Award = Z×(L-S)/L, where S = new record (size of archive8.exe or decomp8.exe+archive8.bhm+opt), L = previous record for S, Z = amount in prize fund (currently 50'000€)
Update: L := S.
Minimum award is 3% of Z.
Contributions are dealt with in the order of their submission.
The contribution is subject to public comments for a period of at
least 30 days before the prize is awarded.
Compressors/decompressors do not have to be general purpose. They may
be tuned specifically to this benchmark and are allowed to reject or
fail on any input other than enwik8/archive8.bhm.
Only the version and combination of options submitted is eligible for
the prize.
If an author breaks his own record within 30 days,
the older submission is regarded as withdrawn.
If a submission fails to meet the criteria for the prize, the entrant
will be informed, and the submission henceforth be ignored. In
particular a miss of the 3% criterion will not diminish the prize (L
remains unchanged).
If your compressor beats the current record, but violates some of the
constraints regarding operating system, used dll's, used programming
language, etc, Matt Mahoney may be willing to assist you in satisfying
them. For instance if you send portable C code he can compile it under
Windows for you.
You can run some of the previous records on your system, and by
comparing your runtime with the displayed runtime, you can estimate
whether your algorithm will meet the time constraint on our machine.

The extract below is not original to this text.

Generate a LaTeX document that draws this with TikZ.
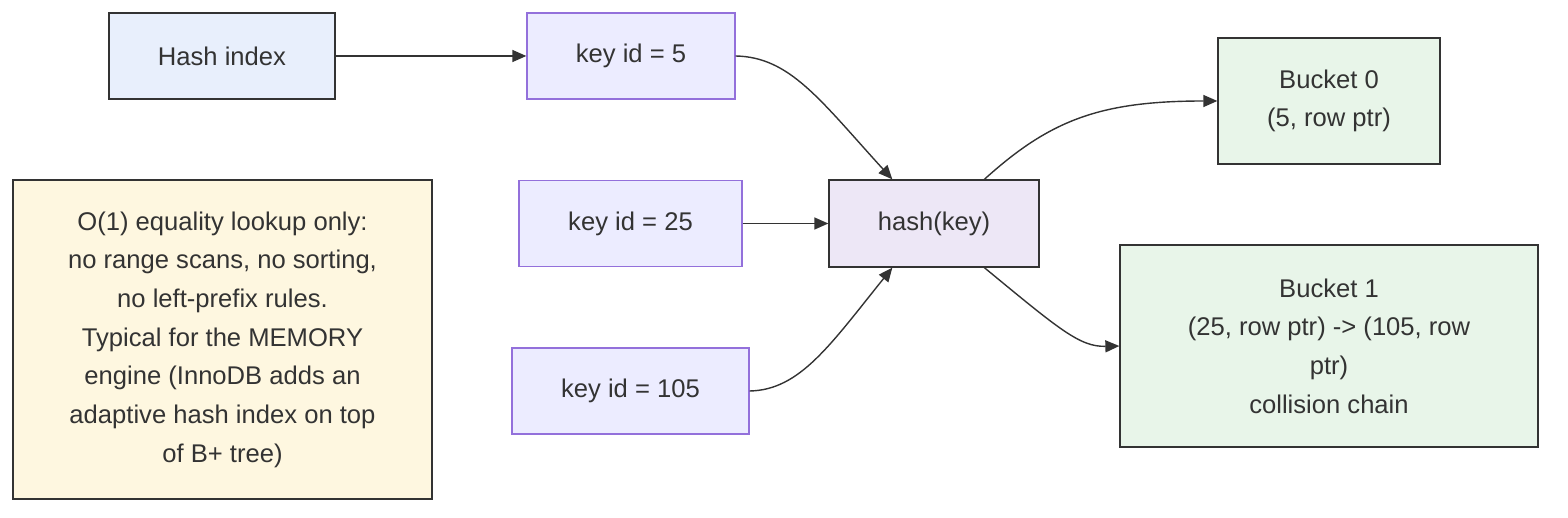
\documentclass[tikz,border=0pt]{standalone}
\usepackage{fontspec}
\setmainfont{Liberation Sans}
\usetikzlibrary{arrows.meta,positioning}
\definecolor{inkgrey}{HTML}{333333}
\definecolor{indexfill}{HTML}{E8EFFC}
\definecolor{keyfill}{HTML}{ECECFF}
\definecolor{keyline}{HTML}{9370DB}
\definecolor{hashfill}{HTML}{EDE7F6}
\definecolor{bucketfill}{HTML}{E8F5E9}
\definecolor{notefill}{HTML}{FEF7E0}

\begin{document}
\begin{tikzpicture}[x=1pt,y=1pt,
  box/.style={draw=inkgrey,line width=1.3pt,inner sep=0pt,align=center,
    text=inkgrey,font=\fontsize{25.6}{38.7}\selectfont},
  indexbox/.style={box,fill=indexfill,minimum width=226,minimum height=86},
  keybox/.style={box,draw=keyline,fill=keyfill,minimum height=86},
  hashbox/.style={box,fill=hashfill,minimum width=210,minimum height=87},
  bucketbox/.style={box,fill=bucketfill},
  notebox/.style={box,fill=notefill,minimum width=419,minimum height=319},
  link/.style={draw=inkgrey,line width=1.4pt,-{Triangle[length=14,width=12]}}]
  \useasboundingbox (0,0) rectangle (1568,-518);
  % nodes
  \node[indexbox] (HI) at (222,-56) {Hash index};
  \node[keybox,minimum width=208] (K5) at (631,-56) {key id = 5};
  \node[keybox,minimum width=223] (K25) at (630.5,-223.5) {key id = 25};
  \node[keybox,minimum width=237] (K105) at (630.5,-391) {key id = 105};
  \node[hashbox] (HK) at (934,-223.5) {hash(key)};
  \node[bucketbox,minimum width=222,minimum height=126] (B0) at (1329,-101)
    {Bucket 0\\(5, row ptr)};
  \node[bucketbox,minimum width=418,minimum height=202] (B1) at (1329,-346)
    {Bucket 1\\(25, row ptr) -> (105, row\\ptr)\\collision chain};
  \node[notebox] (NOTE) at (222.5,-339.5)
    {O(1) equality lookup only:\\no range scans, no sorting,\\no left-prefix rules.\\
     Typical for the MEMORY\\engine (InnoDB adds an\\adaptive hash index on top\\of B+ tree)};
  % entry points on hash(key)
  \coordinate (HKin1) at ([xshift=64]HK.north west);
  \coordinate (HKin3) at ([xshift=64]HK.south west);
  \coordinate (HKout0) at ([xshift=156]HK.north west);
  \coordinate (HKout1) at ([xshift=156]HK.south west);
  % connectors
  \draw[link] (HI) -- (K5);
  \draw[link] (K5.east) .. controls (790,-57) and (820,-100) .. (HKin1);
  \draw[link] (K25) -- (HK);
  \draw[link] (K105.east) .. controls (800,-390) and (830,-345) .. (HKin3);
  \draw[link] (HKout0) .. controls (1050,-120) and (1100,-101) .. (B0.west);
  \draw[link] (HKout1) .. controls (1060,-330) and (1080,-347) .. (B1.west);
\end{tikzpicture}
\end{document}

Members of the prize committee are not eligible for prize money. If a
committee member publishes a (de)compressor that would have otherwise
won prize money, then L is updated as in the normal case, but no
money is paid.
The above formula currently amounts to 1€ for every 330 byte
improvement, with a minimum improvement of 494'449 bytes.
If a decompressor has multiple authors, then a submission must
include instructions for dividing the prize money. All authors must
agree on this distribution before any money can be awarded.
There will be a waiting period of at least 30 days after submission
to allow for public comment and verification. Comments should be made to
the Hutter
Prize Newsgroup or by email to members of the
Prize committee.
The programs and/or data files must be available on the Internet for
free download and testing.
The (virtual) prize fund (Z) is constant. It is not decreased
after awarding a prize. It may increase if additional sponsors
contribute to it. (Please contact
Marcus
Hutter if you wish to contribute).
The prize will be paid if the solution reflects the spirit of the
contest. In particular decompressors (secretely) receiving any kind of "outside"
information are forbidden. Also in order to verify your claim we need to
be able to run your executable on our machines. Payment of the prize
cannot be legally enforced. Marcus Hutter will make the final decision
whether to recognize a record, award a prize, and the amount.
Rules may change at any time without notice to meet the goals of
fairness, accuracy, maximizing public participation, and recognizing
existing practice.